Cela, il le fait par le respect de la science : James Gray joue admirablement bien avec les coupures de son de cet espace abyssal duquel on ne voit pas d'échappatoire envisageable, proposant une qualité de bruitages phénoménale, qui rappelle les grands jours de la diffusion du très bon Gravity au cinéma. S'y ajoute sa mise en scène très posée qui cherche toujours le bon cadre bien tranquille, où les scènes de dialogue d'avant/après mission propagent un sentiment de mélancolie des plus touchants, renvoyant à un autre chef-d'oeuvre servant de référence à Gray, le magnifique Apocalypse Now.


Idée certifiée par les interventions récurrentes de la voix-off de Brad Pitt, Ad Astra est un film profondément humain, qui sous prétexte de proposer un divertissement populaire de qualité décide de proposer, en filigrane, les thématiques chères à son auteur, et de le ranger dès lors dans la case des films à grand spectacle intimistes et sensibles, plus proches de l'oeuvre humaine que du du bon gros divertissement pas à l'échelle de l'homme, visuellement incompréhensible et qui ne développe jamais ses personnages.


Vous aurez le temps de vous y accommoder, à ce fameux développement psychologique : déjà parce que Brad Pitt, très fin, nous présente un personnage immensément solitaire et, tout comme dans Little Odessa, dont la vie est régie/gâchée par tous les mauvais choix qu'il a pu prendre jusqu'ici; ensuite parce qu'il est mené par un casting plutôt rare et rythmé par les apparitions remarquées de Donald Sutherland (presque Guest Star de l'entreprise) et Tommy Lee Jones (fantastique capitaine égaré).

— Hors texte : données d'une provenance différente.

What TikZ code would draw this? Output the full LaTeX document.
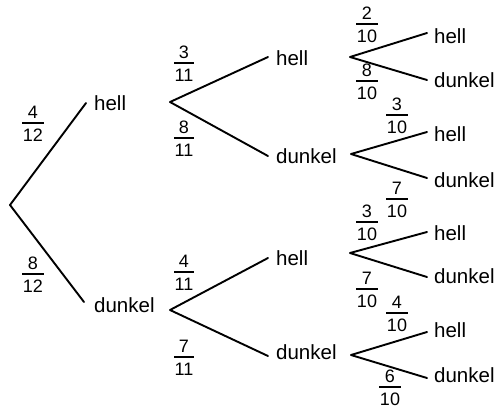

Il ne faut ainsi pas s'attendre à voir, avec Ad Astra, un film de science-fiction bourré d'action : il suit une logique très précise de quête de soi dans un océan de souvenirs et de cauchemars, rythmés par la très jolie partition de Max Richter et les mots touchants des dialogues toujours très réussis de Gray. Reprenant des thématiques qu'il aborda dès son premier film, l'auteur les met en scène ici avec une disproportion qu'on pouvait difficilement lui soupçonner, trouvant une apothéose impressionnante dans un final spectaculaire pourtant très humain, où il prouve une dernière fois qu'on est aujourd'hui capables de faire des films à grand spectacle qui allient effets spéciaux très présents et humanité touchante.


Parce qu'il s'agit de cela, ici; Ad Astra est une oeuvre profondément touchante et sensible qui laisse un message pourtant simple en tête : il n'y a qu'en se perdant que l'homme peut se trouver. Cela se passera loin de chez lui, de son confort : le voyage, l'inconnu, la prise de risque et les retrouvailles familiales difficiles sont autant de thématiques qu'il aborde avec un grand savoir faire, pour ne pas dire qu'il excelle dans leur représentation.


En témoigne la magnifique séquence d'hommage à Soleil Vert dans laquelle on verra et entendra clairement et pour la première fois un cadre naturel, signe que Pitt est en train de retrouver son propre chemin et preuve que cette humanité sortie de ses frontières n'a désormais d'humain que des enregistrements perpétuels imaginant un monde qu'elle a à peine connu. Cette nature, splendide, incarnera le cheminement du héros, accompagnant ses trois étapes de parcours initiatique jusqu'à la dernière, retour en Terre connue et plongée directement dans la splendeur d'une forêt.


A coté de cela, on se retrouve avec un Brad Pitt loin de son come-back viril et cool de Once Upon a Time... in Hollywood; plus intime, plus profond, il livre une performance touchante en donnant un grand relief à ce personnage dont l'humanité s'est perdue à trop vouloir poursuivre des fantômes. Sorte d'homme maudit par l'héritage de son père, il craint de suivre la même voie que lui, que je ne vous révèlerai clairement pas dans cette critique.


Il tient ici l'une de ses performances les plus simples et, en même temps, l'une des plus touchantes; face à cette détresse sentimentale venant de quelqu'un de paradoxalement très froid, on ne peut véritablement rester de marbre face à son destin terriblement emballé, que Gray prend d'un point de départ basique pour en faire une aventure au parcours mythologique immense, filmant l'acteur comme un être de l'espace plus qu'un homme, un être chimérique qui cherche à devenir homme, comme une machine à découvertes qui nous domine par ses capacités physiologiques hors normes et son sens de la débrouillardise phénoménal.


On le suit avec grand intérêt jusqu'au final éblouissant, fin et joliment empaqueté, dont la conclusion, toujours propre et soignée, laisse une grande impression au spectateur. Ad Astra, continuité du cinéma de James Gray, semble servir surtout à transposer des thématiques chères à son auteur dans un milieu artistique qu'il ne maîtrisait pas encore, le cinéma de science-fiction. Si c'est à présent chose faîte, il faut surtout signaler qu'il vient de signer, avec son coup d'essai, l'un des films de science-fiction les plus profonds des 20 premières années de notre 21ème siècle.


James Gray, constructeur familial mythique.